Page MenuHomePhabricator

">"-token in URL-tail parsed wrongly
Closed, ResolvedPublic

Description

Author: timwi

Description:
BUG MIGRATED FROM SOURCEFORGE
http://sourceforge.net/tracker/index.php?func=detail&aid=957818&group_id=34373&atid=411192
Originally submitted by Roger Persson (rogper) 2004-05-21 07:00

Of a coincident I noticed that greater-than (>) char in URLs is
rendered wrongly IF it occures as last character in URL.

Example:
Check this extra semicolon http://sample.link/<hello> in the
end
Check this http://sample.link/<hello&gt strange thing

Result:
http://sample.link/<hello>;
http://sample.link/<hello>

  • Additional comments ------------------------

Date: 2004-05-28 09:35
Sender: SF user vibber

The HTML output is:
http://
sample.link/&lt;hello&gt;;

It looks like the HTML stripping is being done before external
links, so
the have become "&lt;" and "&gt;". Semicolons are
actually
legal in links; the _final_ punctuation (not followed by linkable
chars) is
stripped, but the bits in the middle are considered fair game
for
belonging to a link so it extends up to the "&gt" but not
including
the final ";" (or the other ";" that follows, which
is extraneous).

Correct behavior would be to have the link cover
"http://sample.link/",
then cut off at the <. This will require parsing for external
links before
stripping HTML; perhaps another placeholder step would be useful
here (might also help the longstanding URL-within-URL bug).

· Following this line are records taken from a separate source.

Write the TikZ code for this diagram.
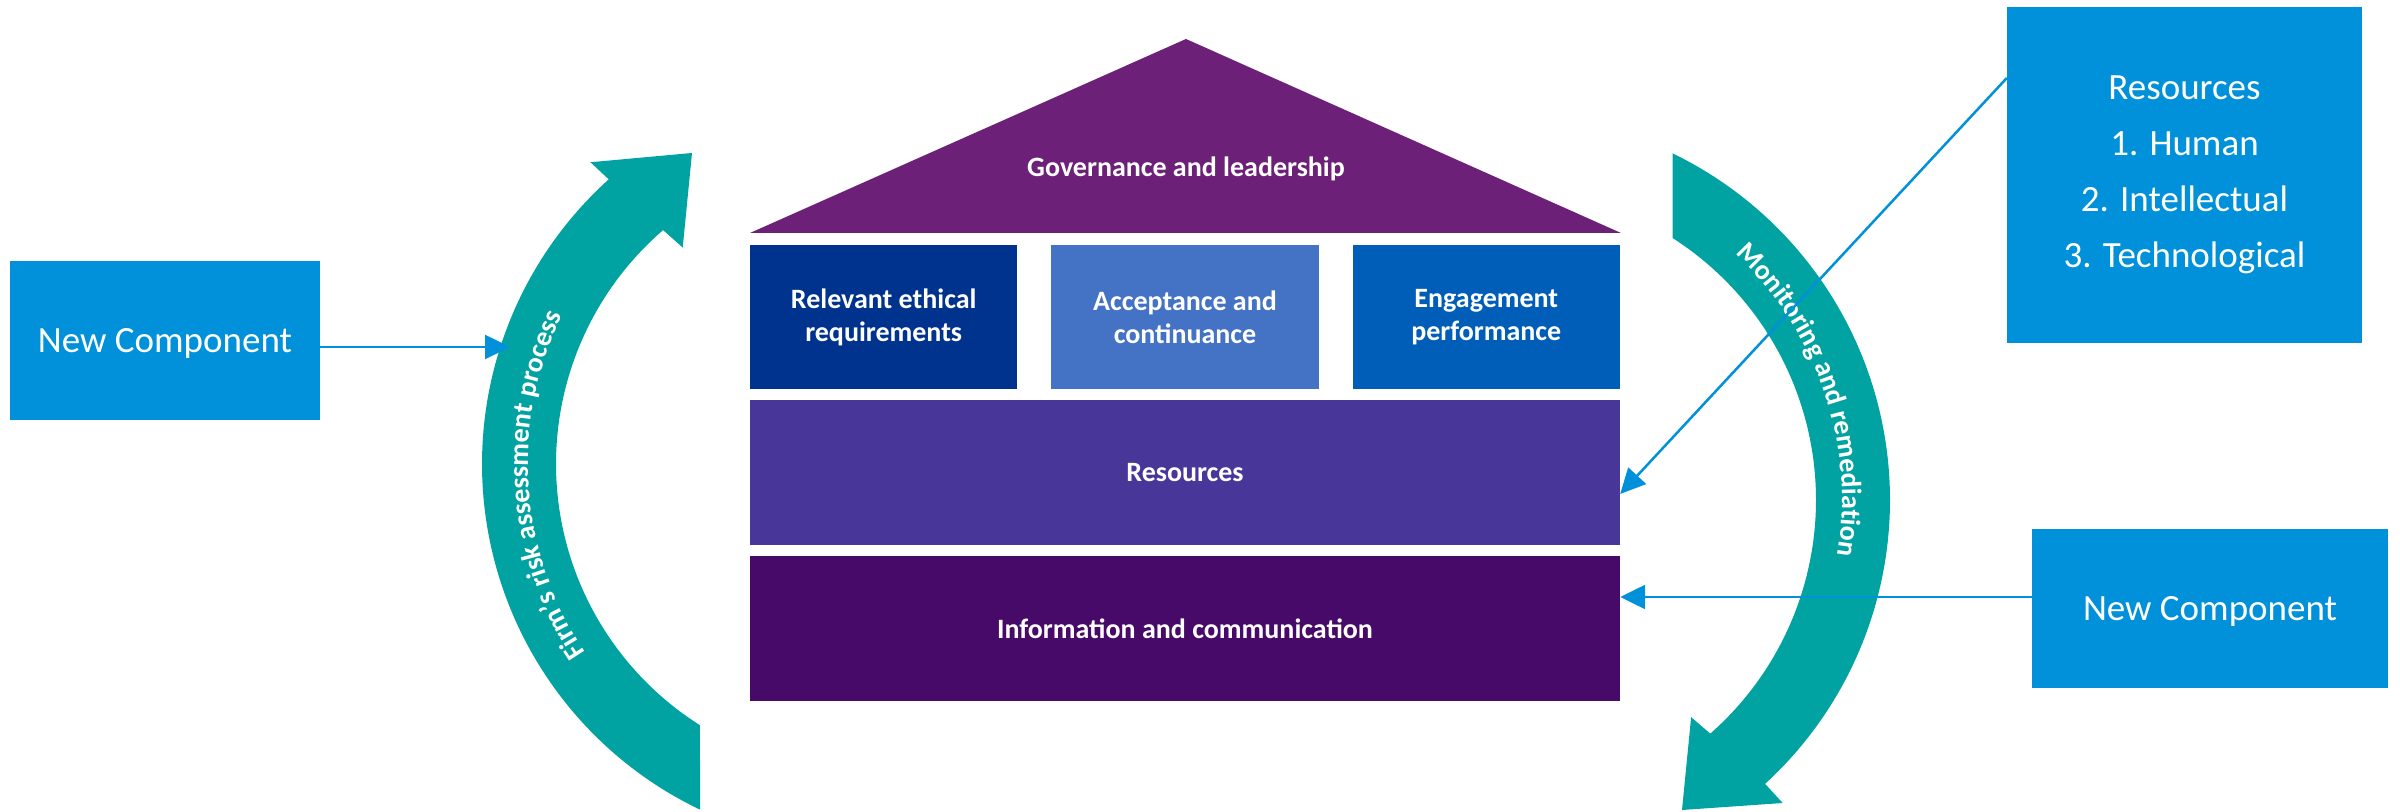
\documentclass[tikz,border=0pt]{standalone}
\usepackage{fontspec}
\setmainfont{Carlito}
\usetikzlibrary{calc,arrows.meta,decorations.text}
\definecolor{kteal}{HTML}{00A3A1}
\definecolor{kpurple}{HTML}{6D2077}
\definecolor{kblue}{HTML}{00338D}
\definecolor{kaccent}{HTML}{4472C4}
\definecolor{kmed}{HTML}{005EB8}
\definecolor{kviolet}{HTML}{483698}
\definecolor{kdpurple}{HTML}{470A68}
\definecolor{klight}{HTML}{0091DA}
\newcommand{\arcfont}{\fontsize{28}{28}\selectfont\bfseries}
\tikzset{
  bluebox/.style={fill=klight, text=white, font=\fontsize{37}{56}\selectfont, align=center, inner sep=0pt},
  housebox/.style={text=white, font=\fontsize{28}{33}\selectfont\bfseries, align=center, inner sep=0pt},
  conn/.style={draw=klight, line width=2.5pt, -{Triangle[length=25pt,width=24pt]}},
  arcband/.style={fill=kteal},
}
\begin{document}
\begin{tikzpicture}[x=1pt,y=1pt]
\useasboundingbox (0,0) rectangle (2400,811);
% ---- left circular arrow
\coordinate (lc) at (865,347);
\fill[arcband] ($(lc)+(244.5:383pt)$) arc[start angle=244.5, end angle=132, radius=383pt]
  -- ($(lc)+(132.3:408pt)$) -- (692,658) -- ($(lc)+(130.1:283pt)$)
  -- ($(lc)+(130.8:309pt)$) arc[start angle=130.8, end angle=237.7, radius=309pt] -- cycle;
\path[decorate, decoration={text along path, text={|\arcfont|Firm's risk assessment process}, text align=center, text color=white}]
  ($(lc)+(243.9:337pt)$) arc[start angle=243.9, end angle=123.9, radius=337pt];
% ---- right circular arrow
\coordinate (rc) at (1505,311);
\fill[arcband] ($(rc)+(64.2:385pt)$) arc[start angle=64.2, end angle=-47.5, radius=385pt]
  -- ($(rc)+(-47.5:411pt)$) -- (1682,1) -- ($(rc)+(-49.4:286pt)$)
  -- ($(rc)+(-48.7:311pt)$) arc[start angle=-48.7, end angle=57.4, radius=311pt] -- cycle;
\path[decorate, decoration={text along path, text={|\arcfont|Monitoring and remediation}, text align=center, text color=white}]
  ($(rc)+(78.7:337pt)$) arc[start angle=78.7, end angle=-41.3, radius=337pt];
% ---- house
\fill[kpurple] (750,578) -- (1621,578) -- (1186,772) -- cycle;
\node[housebox, anchor=base] (gov) at (1186,634) {Governance and leadership};
\node[housebox, fill=kblue, minimum width=267.3pt, minimum height=144pt] (relev) at (883.7,494) {Relevant ethical\\requirements};
\node[housebox, fill=kaccent, minimum width=267.3pt, minimum height=144pt] (accept) at (1185,494) {Acceptance and\\continuance};
\node[housebox, fill=kmed, minimum width=267.3pt, minimum height=144pt] (engage) at (1486.3,494) {Engagement\\performance};
\node[housebox, fill=kviolet, minimum width=870pt, minimum height=145pt, text depth=0pt] (resbar) at (1185,338.5) {Resources};
\node[housebox, fill=kdpurple, minimum width=870pt, minimum height=145pt, text depth=0pt] (infobar) at (1185,182.5) {Information and communication};
% ---- blue boxes
\node[bluebox, minimum width=310pt, minimum height=159pt, text depth=0pt] (lbox) at (165,470.5) {New Component};
\node[bluebox, minimum width=355pt, minimum height=336pt] (rres) at (2184.5,636) {Resources\\1. Human\\2. Intellectual\\3. Technological};
\node[bluebox, minimum width=356pt, minimum height=159pt, text depth=0pt] (rnew) at (2210,202.5) {New Component};
% ---- connectors
\coordinate (lin) at (510,464);
\draw[conn] (lbox.east |- lin) -- (lin);
\draw[conn] ([yshift=97pt]rres.west) -- ([yshift=-21.5pt]resbar.east);
\draw[conn] ([yshift=11.5pt]rnew.west) -- ([yshift=31.5pt]infobar.east);
\end{tikzpicture}
\end{document}
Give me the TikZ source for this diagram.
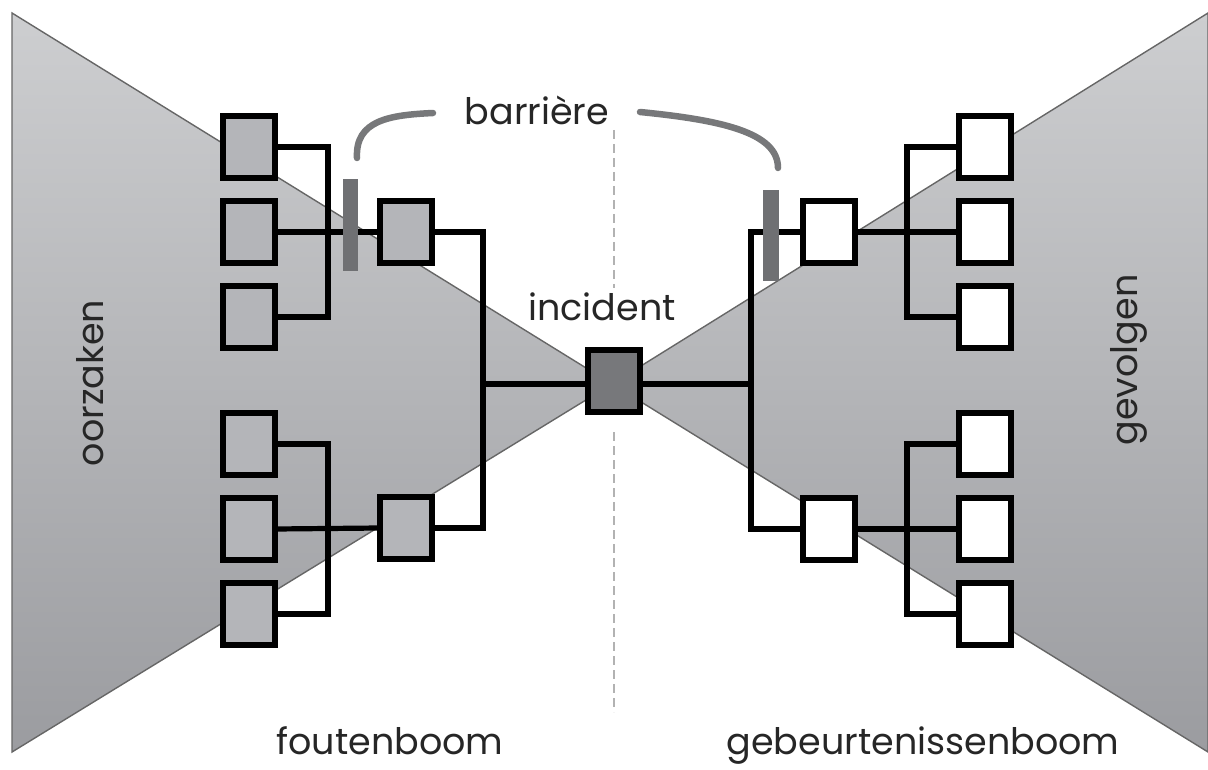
\documentclass[tikz,border=0pt]{standalone}
\usepackage{fontspec}
\setmainfont{Poppins}
\begin{document}
\begin{tikzpicture}[x=1pt,y=-1pt,
  fan/.style={draw=black!60,line width=1.4pt,top color=fanTop,bottom color=fanBot},
  boxL/.style={draw=black,line width=4pt,fill=boxGray,minimum width=50pt,minimum height=60pt,inner sep=0pt},
  boxR/.style={boxL,fill=white},
  boxI/.style={boxL,fill=incGray},
  wire/.style={draw=black,line width=5.2pt},
  wireT/.style={draw=black,line width=5.6pt},
  barrier/.style={fill=barGray,minimum width=15pt,minimum height=92pt,inner sep=0pt},
  brace/.style={draw=braceGray,line width=6.5pt,line cap=round},
  axis/.style={draw=black!30,line width=1.6pt,dash pattern=on 9pt off 5pt},
  lbl/.style={font=\fontsize{36.5}{40}\selectfont,text=black!85,anchor=base,inner sep=0pt}]
\definecolor{fanTop}{HTML}{CDCED0}
\definecolor{fanBot}{HTML}{9B9CA0}
\definecolor{boxGray}{HTML}{B4B5B9}
\definecolor{incGray}{HTML}{77787B}
\definecolor{barGray}{HTML}{6F7073}
\definecolor{braceGray}{HTML}{77787A}

\useasboundingbox (0,0) rectangle (1208,770);

% the two fans of the bow tie
\path[fan] (12,13) -- (612,384) -- (12,752) -- cycle;
\path[fan] (1208,13) -- (612,384) -- (1208,752) -- cycle;

% centre axis
\draw[axis] (614,130) -- (614,288);
\draw[axis] (614,432) -- (614,712);

% causes (fault tree)
\node[boxL] (c1) at (249,147) {};
\node[boxL] (c2) at (249,232) {};
\node[boxL] (c3) at (249,317) {};
\node[boxL] (c4) at (249,444) {};
\node[boxL] (c5) at (249,529) {};
\node[boxL] (c6) at (249,614) {};
\node[boxL] (m1) at (406,232) {};
\node[boxL] (m2) at (406,528) {};

% consequences (event tree)
\node[boxR] (n1) at (829,232) {};
\node[boxR] (n2) at (829,529) {};
\node[boxR] (r1) at (985,147) {};
\node[boxR] (r2) at (985,232) {};
\node[boxR] (r3) at (985,317) {};
\node[boxR] (r4) at (985,444) {};
\node[boxR] (r5) at (985,529) {};
\node[boxR] (r6) at (985,614) {};

% top event
\node[boxI] (inc) at (614,381) {};

% junction points
\coordinate (jl1) at (328,232);
\coordinate (jl2) at (328,529);
\coordinate (jm)  at (483,384);
\coordinate (jn)  at (751,384);
\coordinate (jr1) at (907,232);
\coordinate (jr2) at (907,529);

% wiring, left side
\draw[wire] (c1.east) -| (jl1) |- (c3.east);
\draw[wire] (c2.east) -- (m1.west);
\draw[wire] (c4.east) -| (jl2) |- (c6.east);
\draw[wire] (c5.east) -- (m2.west);
\draw[wire] (m1.east) -| (jm) |- (m2.east);
\draw[wire] (jm) -- (inc.west |- jm);
% wiring, right side
\draw[wireT] (inc.east |- jn) -- (jn);
\draw[wireT] (n1.west) -| (jn) |- (n2.west);
\draw[wireT] (r1.west) -| (jr1) |- (r3.west);
\draw[wireT] (n1.east) -- (r2.west);
\draw[wireT] (r4.west) -| (jr2) |- (r6.west);
\draw[wireT] (n2.east) -- (r5.west);

% box outlines on top of the wires
\foreach \b in {c1,c2,c3,c4,c5,c6,m1,m2,n1,n2,r1,r2,r3,r4,r5,r6,inc}
  \draw[line width=4pt] (\b.south west) rectangle (\b.north east);

% barriers
\node[barrier] (b1) at (350.5,225.5) {};
\node[barrier,minimum width=16pt,minimum height=91pt] (b2) at (771,236) {};
\coordinate (bl) at (357,158);
\coordinate (br) at (778,168);

% labels
\node[lbl] (tb) at (537,125) {barrière};
\node[lbl] (ti) at (602,320) {incident};
\node[lbl] (tf) at (390,754) {foutenboom};
\node[lbl] (tg) at (923,754) {gebeurtenissenboom};
\node[lbl,rotate=90] (to) at (103,383) {oorzaken};
\node[lbl,rotate=90] (tv) at (1137,360) {gevolgen};

% brace from the label to both barriers
\draw[brace] (bl) .. controls (355,120) and (390,115) .. (433,113);
\draw[brace] (640,112) .. controls (720,120) and (778,132) .. (br);
\end{tikzpicture}
\end{document}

Bug is present in both 1.2 and current 1.3.


Version: 1.4.x
Severity: normal

Details

Reference
bz289

Event Timeline

bzimport raised the priority of this task from to Medium.Nov 21 2014, 6:52 PM
bzimport set Reference to bz289.
bzimport added a subscriber: Unknown Object (MLST).

timwi wrote:

*** Bug 308 has been marked as a duplicate of this bug. ***

Still present; added a test case to parserTests.

wmahan_04 wrote:

According to RFC 2396, '<' and '>' are disallowed within URIs, and hence I added
them to the list of prohibited characters.

Wil, right. The problem is that the conversion of < and > to &lt; and &gt; has already been done when we do the
external link parsing, and & and ; _are_ allowed in URLs.

wmahan_04 wrote:

(In reply to comment #4)

Wil, right. The problem is that the conversion of < and > to &lt; and &gt; has

already been done when we do the

external link parsing, and & and ; _are_ allowed in URLs.

Oh, I see. This should now be fixed in HEAD (Parser.php revision 1.323).
Rather than replacing external links before stripping HTML tags as
you suggested before, I just added a check for '&lt;' and '&gt;'
within external links. It's not an especially elegant solution, but
I think it will fix this without meddling with the order of
parser passes.

wmahan_04 wrote:

(In reply to comment #6)

Added more test cases.

Fixed one by adding '<' and '>' back to the list of disallowed chars
(I added them earlier, but then I got nervous and undid the change.)

The two cases that still fail are due to the way disallowed
characters are treated as part of the link description; if that's
a bug, it's separate from this one, IMHO.

Issue fixed in HEAD and 1.5, all parsertests in HEAD passed successfully.